Directive: Leave out the pictures and return every entry exactly as it appears.

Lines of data
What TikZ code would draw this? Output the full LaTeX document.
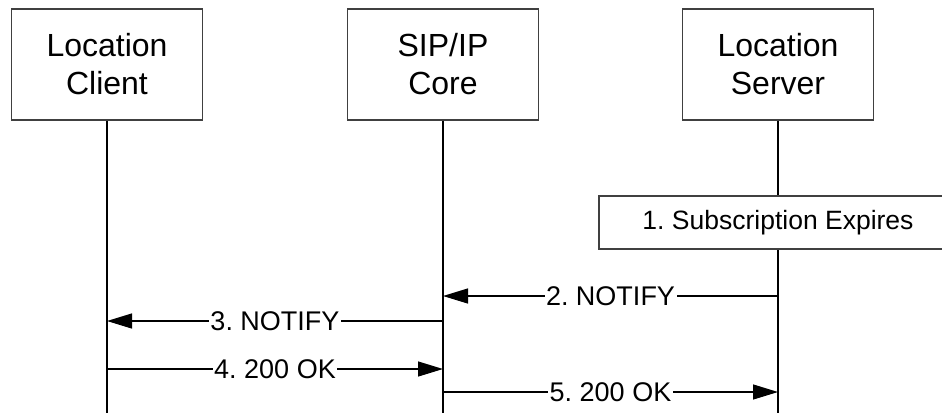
\documentclass[tikz,border=0pt]{standalone}
\usepackage{fontspec}
\setmainfont{Liberation Sans}
\usetikzlibrary{arrows.meta}
\frenchspacing
\begin{document}
\begin{tikzpicture}[x=1pt,y=-1pt,
  entity/.style={draw=black!75,line width=1.3pt,fill=white,minimum width=191pt,minimum height=111pt,align=center,font=\fontsize{32}{38}\selectfont,inner sep=0pt},
  lifeline/.style={line width=1.8pt},
  msg/.style={line width=1.3pt,-{Triangle[length=25pt,width=15pt]}},
  lbl/.style={fill=white,inner sep=1.5pt,font=\fontsize{27}{32}\selectfont},
  action/.style={draw=black!75,line width=1.3pt,fill=white,minimum width=358pt,minimum height=53pt,font=\fontsize{26.5}{32}\selectfont,inner sep=0pt}]
\useasboundingbox (0,0) rectangle (942,413);
\node[entity] (lc) at (107,64.5) {Location\\Client};
\node[entity] (sip) at (443,64.5) {SIP/IP\\Core};
\node[entity] (ls) at (778,64.5) {Location\\Server};
\coordinate (lcb) at (107,413);
\coordinate (sipb) at (443,413);
\coordinate (lsb) at (778,413);
\draw[lifeline] (lc.south) -- (lcb);
\draw[lifeline] (sip.south) -- (sipb);
\draw[lifeline] (ls.south) -- (lsb);
\node[action] (sub) at (778,222.5) {1. Subscription Expires};
% messages
\coordinate (m2s) at (778,296); \coordinate (m2e) at (443,296);
\coordinate (m3s) at (443,321); \coordinate (m3e) at (107,321);
\coordinate (m4s) at (107,369); \coordinate (m4e) at (443,369);
\coordinate (m5s) at (443,392); \coordinate (m5e) at (778,392);
\draw[msg] (m2s) -- node[lbl] {2. NOTIFY} (m2e);
\draw[msg] (m3s) -- node[lbl] {3. NOTIFY} (m3e);
\draw[msg] (m4s) -- node[lbl] {4. 200 OK} (m4e);
\draw[msg] (m5s) -- node[lbl] {5. 200 OK} (m5e);
\end{tikzpicture}
\end{document}
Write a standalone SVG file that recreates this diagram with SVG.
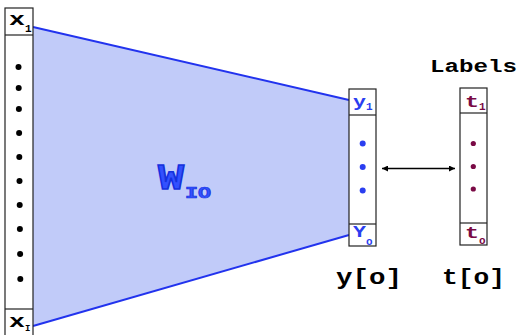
<svg xmlns="http://www.w3.org/2000/svg" width="518" height="335" viewBox="0 0 518 335">
<style>
.box{fill:#fff;stroke:#222;stroke-width:1.2}
.mono{font-family:"Liberation Mono","Courier New",monospace;font-weight:bold}
.bk{fill:#000}
.bl{fill:#2a3ef0}
.mr{fill:#7a0a45}
</style>
<defs>
<marker id="ah" viewBox="0 0 10 10" refX="10" refY="5" markerWidth="9" markerHeight="6" orient="auto-start-reverse" markerUnits="userSpaceOnUse">
<path d="M0,0 L10,5 L0,10 Z" fill="#000"/>
</marker>
</defs>
<rect width="518" height="335" fill="#fff"/>
<g id="weights">
<polygon points="33,27 349,100 349,235 33,326" fill="#c1cbf9"/>
<line x1="33" y1="27" x2="349" y2="100" stroke="#2233ee" stroke-width="2"/>
<line x1="33" y1="326" x2="349" y2="235" stroke="#2233ee" stroke-width="2"/>
<text class="mono" x="158" y="189" font-size="36" fill="#3350ff" stroke="#1530dd" stroke-width="1.4" textLength="26" lengthAdjust="spacingAndGlyphs">W</text>
<text class="mono" x="185" y="198" font-size="16" fill="#3350ff" stroke="#1530dd" stroke-width="0.7" textLength="26" lengthAdjust="spacingAndGlyphs">IO</text>
</g>
<g id="input">
<rect class="box" x="5" y="8" width="28" height="340"/>
<line x1="5" y1="35" x2="33" y2="35" stroke="#222" stroke-width="1.2"/>
<line x1="5" y1="309" x2="33" y2="309" stroke="#222" stroke-width="1.2"/>
<text class="mono bk" x="9" y="25" font-size="18" textLength="16" lengthAdjust="spacingAndGlyphs">x</text>
<text class="mono bk" x="25" y="32" font-size="11">1</text>
<text class="mono bk" x="9" y="327" font-size="18" textLength="16" lengthAdjust="spacingAndGlyphs">x</text>
<text class="mono bk" x="25" y="331" font-size="9">I</text>
<g fill="#000">
<circle cx="18.5" cy="67" r="3"/><circle cx="18.7" cy="88" r="3"/><circle cx="18.9" cy="109" r="3"/>
<circle cx="19.1" cy="133" r="3"/><circle cx="19.3" cy="157" r="3"/><circle cx="19.5" cy="181" r="3"/>
<circle cx="19.7" cy="205" r="3"/><circle cx="19.9" cy="229" r="3"/><circle cx="20.1" cy="254" r="3"/>
<circle cx="20.3" cy="279" r="3"/>
</g>
</g>
<g id="output">
<rect class="box" x="349" y="89" width="27" height="157"/>
<line x1="349" y1="115" x2="376" y2="115" stroke="#222" stroke-width="1.2"/>
<line x1="349" y1="224" x2="376" y2="224" stroke="#222" stroke-width="1.2"/>
<text class="mono bl" x="353" y="107" font-size="16" textLength="13" lengthAdjust="spacingAndGlyphs">y</text>
<text class="mono bl" x="366" y="110" font-size="11">1</text>
<text class="mono bl" x="353" y="237" font-size="16" textLength="13" lengthAdjust="spacingAndGlyphs">Y</text>
<text class="mono bl" x="366" y="245" font-size="11">o</text>
<g class="bl"><circle cx="362.7" cy="143.5" r="3"/><circle cx="362.7" cy="167" r="3"/><circle cx="362.7" cy="190.5" r="3"/></g>
<text class="mono bk" x="336" y="284" font-size="22" textLength="66" lengthAdjust="spacingAndGlyphs">y[o]</text>
</g>
<g id="labels">
<text class="mono bk" x="430" y="72" font-size="19" textLength="87" lengthAdjust="spacingAndGlyphs">Labels</text>
<rect class="box" x="460" y="88" width="27" height="157"/>
<line x1="460" y1="113" x2="487" y2="113" stroke="#222" stroke-width="1.2"/>
<line x1="460" y1="223" x2="487" y2="223" stroke="#222" stroke-width="1.2"/>
<text class="mono mr" x="465" y="107" font-size="16" textLength="14" lengthAdjust="spacingAndGlyphs">t</text>
<text class="mono mr" x="479" y="110" font-size="11">1</text>
<text class="mono mr" x="465" y="238" font-size="16" textLength="14" lengthAdjust="spacingAndGlyphs">t</text>
<text class="mono mr" x="479" y="244" font-size="11">o</text>
<g class="mr"><circle cx="473.3" cy="143.5" r="2.6"/><circle cx="473.3" cy="166.5" r="2.6"/><circle cx="473.3" cy="189" r="2.6"/></g>
<text class="mono bk" x="442" y="284" font-size="22" textLength="63" lengthAdjust="spacingAndGlyphs">t[o]</text>
</g>
<g id="connectors">
<line x1="382" y1="168.5" x2="455" y2="168.5" stroke="#000" stroke-width="1.3" marker-start="url(#ah)" marker-end="url(#ah)"/>
</g>
</svg>
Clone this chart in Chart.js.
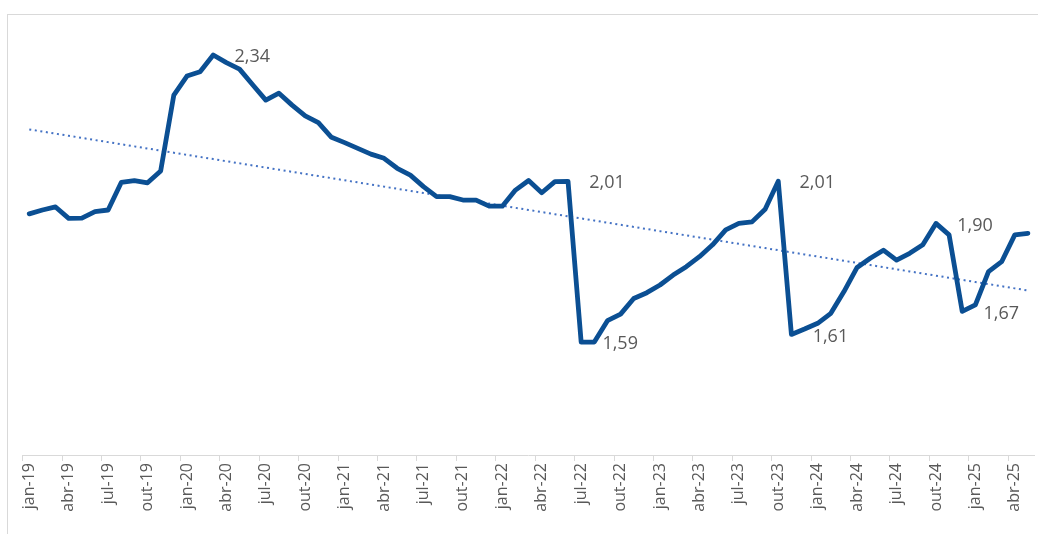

Task result:
What TikZ code would draw this? Output the full LaTeX document.
\documentclass[tikz,border=0pt]{standalone}
\usepackage{fontspec}
\setmainfont{Liberation Sans}
\usetikzlibrary{arrows.meta}
\frenchspacing
\begin{document}
\begin{tikzpicture}[x=1pt,y=-1pt,
  entity/.style={draw=black!75,line width=1.3pt,fill=white,minimum width=191pt,minimum height=111pt,align=center,font=\fontsize{32}{38}\selectfont,inner sep=0pt},
  lifeline/.style={line width=1.8pt},
  msg/.style={line width=1.3pt,-{Triangle[length=25pt,width=15pt]}},
  lbl/.style={fill=white,inner sep=1.5pt,font=\fontsize{27}{32}\selectfont},
  action/.style={draw=black!75,line width=1.3pt,fill=white,minimum width=358pt,minimum height=53pt,font=\fontsize{26.5}{32}\selectfont,inner sep=0pt}]
\useasboundingbox (0,0) rectangle (942,413);
\node[entity] (lc) at (107,64.5) {Location\\Client};
\node[entity] (sip) at (443,64.5) {SIP/IP\\Core};
\node[entity] (ls) at (778,64.5) {Location\\Server};
\coordinate (lcb) at (107,413);
\coordinate (sipb) at (443,413);
\coordinate (lsb) at (778,413);
\draw[lifeline] (lc.south) -- (lcb);
\draw[lifeline] (sip.south) -- (sipb);
\draw[lifeline] (ls.south) -- (lsb);
\node[action] (sub) at (778,222.5) {1. Subscription Expires};
% messages
\coordinate (m2s) at (778,296); \coordinate (m2e) at (443,296);
\coordinate (m3s) at (443,321); \coordinate (m3e) at (107,321);
\coordinate (m4s) at (107,369); \coordinate (m4e) at (443,369);
\coordinate (m5s) at (443,392); \coordinate (m5e) at (778,392);
\draw[msg] (m2s) -- node[lbl] {2. NOTIFY} (m2e);
\draw[msg] (m3s) -- node[lbl] {3. NOTIFY} (m3e);
\draw[msg] (m4s) -- node[lbl] {4. 200 OK} (m4e);
\draw[msg] (m5s) -- node[lbl] {5. 200 OK} (m5e);
\end{tikzpicture}
\end{document}
Write a standalone SVG file that recreates this diagram with SVG.
<svg xmlns="http://www.w3.org/2000/svg" width="518" height="335" viewBox="0 0 518 335">
<style>
.box{fill:#fff;stroke:#222;stroke-width:1.2}
.mono{font-family:"Liberation Mono","Courier New",monospace;font-weight:bold}
.bk{fill:#000}
.bl{fill:#2a3ef0}
.mr{fill:#7a0a45}
</style>
<defs>
<marker id="ah" viewBox="0 0 10 10" refX="10" refY="5" markerWidth="9" markerHeight="6" orient="auto-start-reverse" markerUnits="userSpaceOnUse">
<path d="M0,0 L10,5 L0,10 Z" fill="#000"/>
</marker>
</defs>
<rect width="518" height="335" fill="#fff"/>
<g id="weights">
<polygon points="33,27 349,100 349,235 33,326" fill="#c1cbf9"/>
<line x1="33" y1="27" x2="349" y2="100" stroke="#2233ee" stroke-width="2"/>
<line x1="33" y1="326" x2="349" y2="235" stroke="#2233ee" stroke-width="2"/>
<text class="mono" x="158" y="189" font-size="36" fill="#3350ff" stroke="#1530dd" stroke-width="1.4" textLength="26" lengthAdjust="spacingAndGlyphs">W</text>
<text class="mono" x="185" y="198" font-size="16" fill="#3350ff" stroke="#1530dd" stroke-width="0.7" textLength="26" lengthAdjust="spacingAndGlyphs">IO</text>
</g>
<g id="input">
<rect class="box" x="5" y="8" width="28" height="340"/>
<line x1="5" y1="35" x2="33" y2="35" stroke="#222" stroke-width="1.2"/>
<line x1="5" y1="309" x2="33" y2="309" stroke="#222" stroke-width="1.2"/>
<text class="mono bk" x="9" y="25" font-size="18" textLength="16" lengthAdjust="spacingAndGlyphs">x</text>
<text class="mono bk" x="25" y="32" font-size="11">1</text>
<text class="mono bk" x="9" y="327" font-size="18" textLength="16" lengthAdjust="spacingAndGlyphs">x</text>
<text class="mono bk" x="25" y="331" font-size="9">I</text>
<g fill="#000">
<circle cx="18.5" cy="67" r="3"/><circle cx="18.7" cy="88" r="3"/><circle cx="18.9" cy="109" r="3"/>
<circle cx="19.1" cy="133" r="3"/><circle cx="19.3" cy="157" r="3"/><circle cx="19.5" cy="181" r="3"/>
<circle cx="19.7" cy="205" r="3"/><circle cx="19.9" cy="229" r="3"/><circle cx="20.1" cy="254" r="3"/>
<circle cx="20.3" cy="279" r="3"/>
</g>
</g>
<g id="output">
<rect class="box" x="349" y="89" width="27" height="157"/>
<line x1="349" y1="115" x2="376" y2="115" stroke="#222" stroke-width="1.2"/>
<line x1="349" y1="224" x2="376" y2="224" stroke="#222" stroke-width="1.2"/>
<text class="mono bl" x="353" y="107" font-size="16" textLength="13" lengthAdjust="spacingAndGlyphs">y</text>
<text class="mono bl" x="366" y="110" font-size="11">1</text>
<text class="mono bl" x="353" y="237" font-size="16" textLength="13" lengthAdjust="spacingAndGlyphs">Y</text>
<text class="mono bl" x="366" y="245" font-size="11">o</text>
<g class="bl"><circle cx="362.7" cy="143.5" r="3"/><circle cx="362.7" cy="167" r="3"/><circle cx="362.7" cy="190.5" r="3"/></g>
<text class="mono bk" x="336" y="284" font-size="22" textLength="66" lengthAdjust="spacingAndGlyphs">y[o]</text>
</g>
<g id="labels">
<text class="mono bk" x="430" y="72" font-size="19" textLength="87" lengthAdjust="spacingAndGlyphs">Labels</text>
<rect class="box" x="460" y="88" width="27" height="157"/>
<line x1="460" y1="113" x2="487" y2="113" stroke="#222" stroke-width="1.2"/>
<line x1="460" y1="223" x2="487" y2="223" stroke="#222" stroke-width="1.2"/>
<text class="mono mr" x="465" y="107" font-size="16" textLength="14" lengthAdjust="spacingAndGlyphs">t</text>
<text class="mono mr" x="479" y="110" font-size="11">1</text>
<text class="mono mr" x="465" y="238" font-size="16" textLength="14" lengthAdjust="spacingAndGlyphs">t</text>
<text class="mono mr" x="479" y="244" font-size="11">o</text>
<g class="mr"><circle cx="473.3" cy="143.5" r="2.6"/><circle cx="473.3" cy="166.5" r="2.6"/><circle cx="473.3" cy="189" r="2.6"/></g>
<text class="mono bk" x="442" y="284" font-size="22" textLength="63" lengthAdjust="spacingAndGlyphs">t[o]</text>
</g>
<g id="connectors">
<line x1="382" y1="168.5" x2="455" y2="168.5" stroke="#000" stroke-width="1.3" marker-start="url(#ah)" marker-end="url(#ah)"/>
</g>
</svg>
Clone this chart in Chart.js.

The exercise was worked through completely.